**YOUR OBJECTIVE**
Leave the pictures out, and output exactly the lines from the one containing "Recreate this image" through the one containing "(user) at (37,60)".

**TASK MATERIAL**
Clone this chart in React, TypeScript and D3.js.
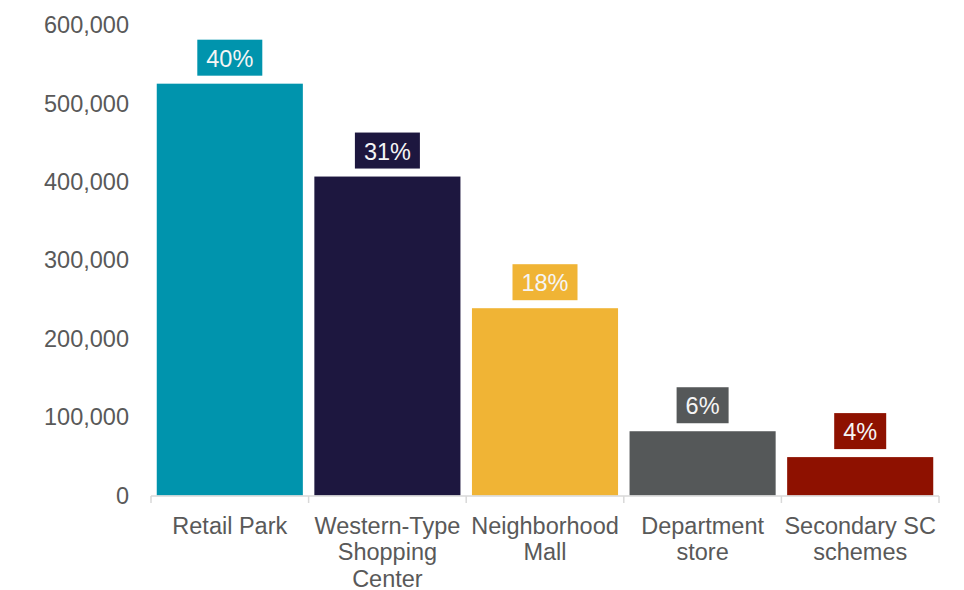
==
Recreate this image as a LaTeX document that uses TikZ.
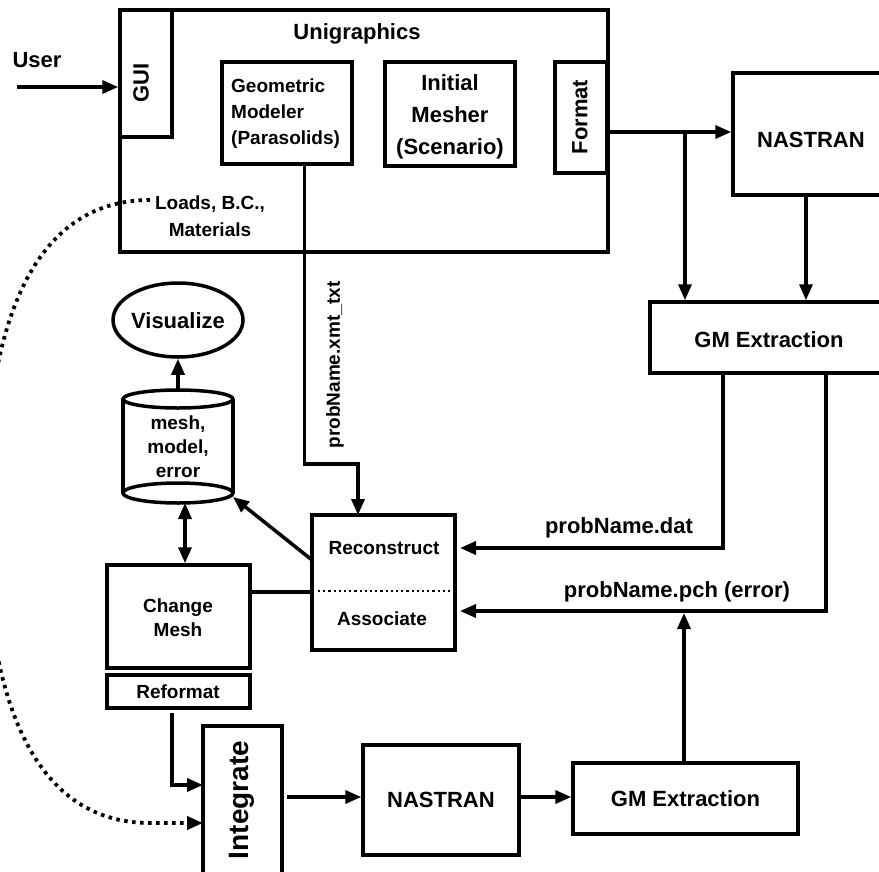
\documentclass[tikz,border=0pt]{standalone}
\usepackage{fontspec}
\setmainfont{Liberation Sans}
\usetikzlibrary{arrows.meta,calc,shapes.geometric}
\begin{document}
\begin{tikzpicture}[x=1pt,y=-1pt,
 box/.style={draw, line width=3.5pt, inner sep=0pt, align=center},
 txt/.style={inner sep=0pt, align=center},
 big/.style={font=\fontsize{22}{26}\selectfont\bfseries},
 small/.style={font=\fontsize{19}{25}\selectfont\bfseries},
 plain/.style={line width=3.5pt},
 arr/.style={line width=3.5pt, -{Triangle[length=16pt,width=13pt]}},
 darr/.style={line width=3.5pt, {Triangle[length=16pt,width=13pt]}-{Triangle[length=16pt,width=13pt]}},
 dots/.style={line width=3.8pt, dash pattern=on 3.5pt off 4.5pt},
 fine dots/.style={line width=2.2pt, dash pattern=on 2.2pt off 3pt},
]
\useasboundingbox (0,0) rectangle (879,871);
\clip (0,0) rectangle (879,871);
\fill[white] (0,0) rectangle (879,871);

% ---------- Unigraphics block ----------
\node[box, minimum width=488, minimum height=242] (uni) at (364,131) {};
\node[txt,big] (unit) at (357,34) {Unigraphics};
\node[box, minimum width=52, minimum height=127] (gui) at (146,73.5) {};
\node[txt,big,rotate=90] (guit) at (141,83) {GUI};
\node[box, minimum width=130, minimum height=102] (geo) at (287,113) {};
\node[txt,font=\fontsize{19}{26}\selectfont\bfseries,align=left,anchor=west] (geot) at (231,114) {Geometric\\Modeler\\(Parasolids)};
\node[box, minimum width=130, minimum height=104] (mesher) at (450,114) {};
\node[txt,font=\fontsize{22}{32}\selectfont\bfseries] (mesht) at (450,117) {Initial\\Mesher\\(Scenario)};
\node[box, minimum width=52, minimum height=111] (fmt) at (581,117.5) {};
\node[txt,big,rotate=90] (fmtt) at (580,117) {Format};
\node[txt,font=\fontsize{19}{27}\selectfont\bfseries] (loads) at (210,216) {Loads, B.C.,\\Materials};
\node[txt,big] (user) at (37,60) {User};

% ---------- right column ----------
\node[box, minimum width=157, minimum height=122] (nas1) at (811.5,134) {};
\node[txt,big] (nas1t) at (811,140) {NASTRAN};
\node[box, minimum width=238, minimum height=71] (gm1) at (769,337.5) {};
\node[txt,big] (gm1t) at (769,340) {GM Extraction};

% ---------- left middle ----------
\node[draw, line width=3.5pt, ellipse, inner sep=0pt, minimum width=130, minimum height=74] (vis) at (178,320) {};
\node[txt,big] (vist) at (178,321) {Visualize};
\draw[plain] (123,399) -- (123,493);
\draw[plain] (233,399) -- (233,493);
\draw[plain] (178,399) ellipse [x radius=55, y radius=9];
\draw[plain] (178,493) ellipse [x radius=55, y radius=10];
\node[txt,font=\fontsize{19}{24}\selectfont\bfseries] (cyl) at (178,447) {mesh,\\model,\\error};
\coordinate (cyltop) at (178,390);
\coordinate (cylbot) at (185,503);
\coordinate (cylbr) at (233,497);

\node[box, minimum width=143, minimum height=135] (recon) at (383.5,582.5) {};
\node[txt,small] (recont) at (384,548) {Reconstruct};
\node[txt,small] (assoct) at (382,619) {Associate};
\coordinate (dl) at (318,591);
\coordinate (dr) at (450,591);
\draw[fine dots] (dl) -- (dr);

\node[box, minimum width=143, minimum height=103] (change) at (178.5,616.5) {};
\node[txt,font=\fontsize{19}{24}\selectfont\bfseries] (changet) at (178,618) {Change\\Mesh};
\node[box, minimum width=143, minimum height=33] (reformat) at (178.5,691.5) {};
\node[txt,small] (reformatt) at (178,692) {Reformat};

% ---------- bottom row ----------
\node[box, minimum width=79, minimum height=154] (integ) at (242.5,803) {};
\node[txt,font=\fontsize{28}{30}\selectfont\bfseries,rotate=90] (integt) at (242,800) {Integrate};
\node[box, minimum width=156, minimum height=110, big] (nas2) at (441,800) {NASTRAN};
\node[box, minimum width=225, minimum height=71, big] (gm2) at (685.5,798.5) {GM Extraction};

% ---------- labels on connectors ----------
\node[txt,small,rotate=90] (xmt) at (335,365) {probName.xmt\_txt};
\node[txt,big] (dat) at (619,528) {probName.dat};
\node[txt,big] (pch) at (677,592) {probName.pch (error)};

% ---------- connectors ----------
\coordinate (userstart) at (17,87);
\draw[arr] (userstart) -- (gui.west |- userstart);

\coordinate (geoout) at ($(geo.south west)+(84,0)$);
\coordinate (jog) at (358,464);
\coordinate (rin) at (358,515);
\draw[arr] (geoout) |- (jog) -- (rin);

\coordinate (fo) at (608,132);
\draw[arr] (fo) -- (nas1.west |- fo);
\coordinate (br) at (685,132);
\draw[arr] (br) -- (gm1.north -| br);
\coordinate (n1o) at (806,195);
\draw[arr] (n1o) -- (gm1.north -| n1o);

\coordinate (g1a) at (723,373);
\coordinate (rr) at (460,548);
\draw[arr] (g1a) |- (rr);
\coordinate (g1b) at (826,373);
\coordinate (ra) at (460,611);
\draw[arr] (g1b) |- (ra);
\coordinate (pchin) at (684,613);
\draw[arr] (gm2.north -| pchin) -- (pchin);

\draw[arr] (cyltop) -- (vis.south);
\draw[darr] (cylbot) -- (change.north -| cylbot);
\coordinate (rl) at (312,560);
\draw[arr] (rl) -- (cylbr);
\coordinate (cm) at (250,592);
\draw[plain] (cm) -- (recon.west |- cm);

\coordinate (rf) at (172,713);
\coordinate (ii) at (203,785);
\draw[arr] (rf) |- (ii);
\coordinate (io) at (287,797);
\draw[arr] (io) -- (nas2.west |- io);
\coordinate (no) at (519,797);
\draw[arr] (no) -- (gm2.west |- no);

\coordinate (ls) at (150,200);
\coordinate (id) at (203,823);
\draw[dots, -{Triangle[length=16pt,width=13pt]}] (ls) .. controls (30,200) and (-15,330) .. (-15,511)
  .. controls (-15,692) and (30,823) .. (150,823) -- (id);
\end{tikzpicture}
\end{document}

**CORRECT OUTPUT**
Recreate this image as a LaTeX document that uses TikZ.
\documentclass[tikz,border=0pt]{standalone}
\usepackage{fontspec}
\setmainfont{Liberation Sans}
\usetikzlibrary{arrows.meta,calc,shapes.geometric}
\begin{document}
\begin{tikzpicture}[x=1pt,y=-1pt,
 box/.style={draw, line width=3.5pt, inner sep=0pt, align=center},
 txt/.style={inner sep=0pt, align=center},
 big/.style={font=\fontsize{22}{26}\selectfont\bfseries},
 small/.style={font=\fontsize{19}{25}\selectfont\bfseries},
 plain/.style={line width=3.5pt},
 arr/.style={line width=3.5pt, -{Triangle[length=16pt,width=13pt]}},
 darr/.style={line width=3.5pt, {Triangle[length=16pt,width=13pt]}-{Triangle[length=16pt,width=13pt]}},
 dots/.style={line width=3.8pt, dash pattern=on 3.5pt off 4.5pt},
 fine dots/.style={line width=2.2pt, dash pattern=on 2.2pt off 3pt},
]
\useasboundingbox (0,0) rectangle (879,871);
\clip (0,0) rectangle (879,871);
\fill[white] (0,0) rectangle (879,871);

% ---------- Unigraphics block ----------
\node[box, minimum width=488, minimum height=242] (uni) at (364,131) {};
\node[txt,big] (unit) at (357,34) {Unigraphics};
\node[box, minimum width=52, minimum height=127] (gui) at (146,73.5) {};
\node[txt,big,rotate=90] (guit) at (141,83) {GUI};
\node[box, minimum width=130, minimum height=102] (geo) at (287,113) {};
\node[txt,font=\fontsize{19}{26}\selectfont\bfseries,align=left,anchor=west] (geot) at (231,114) {Geometric\\Modeler\\(Parasolids)};
\node[box, minimum width=130, minimum height=104] (mesher) at (450,114) {};
\node[txt,font=\fontsize{22}{32}\selectfont\bfseries] (mesht) at (450,117) {Initial\\Mesher\\(Scenario)};
\node[box, minimum width=52, minimum height=111] (fmt) at (581,117.5) {};
\node[txt,big,rotate=90] (fmtt) at (580,117) {Format};
\node[txt,font=\fontsize{19}{27}\selectfont\bfseries] (loads) at (210,216) {Loads, B.C.,\\Materials};
\node[txt,big] (user) at (37,60) {User};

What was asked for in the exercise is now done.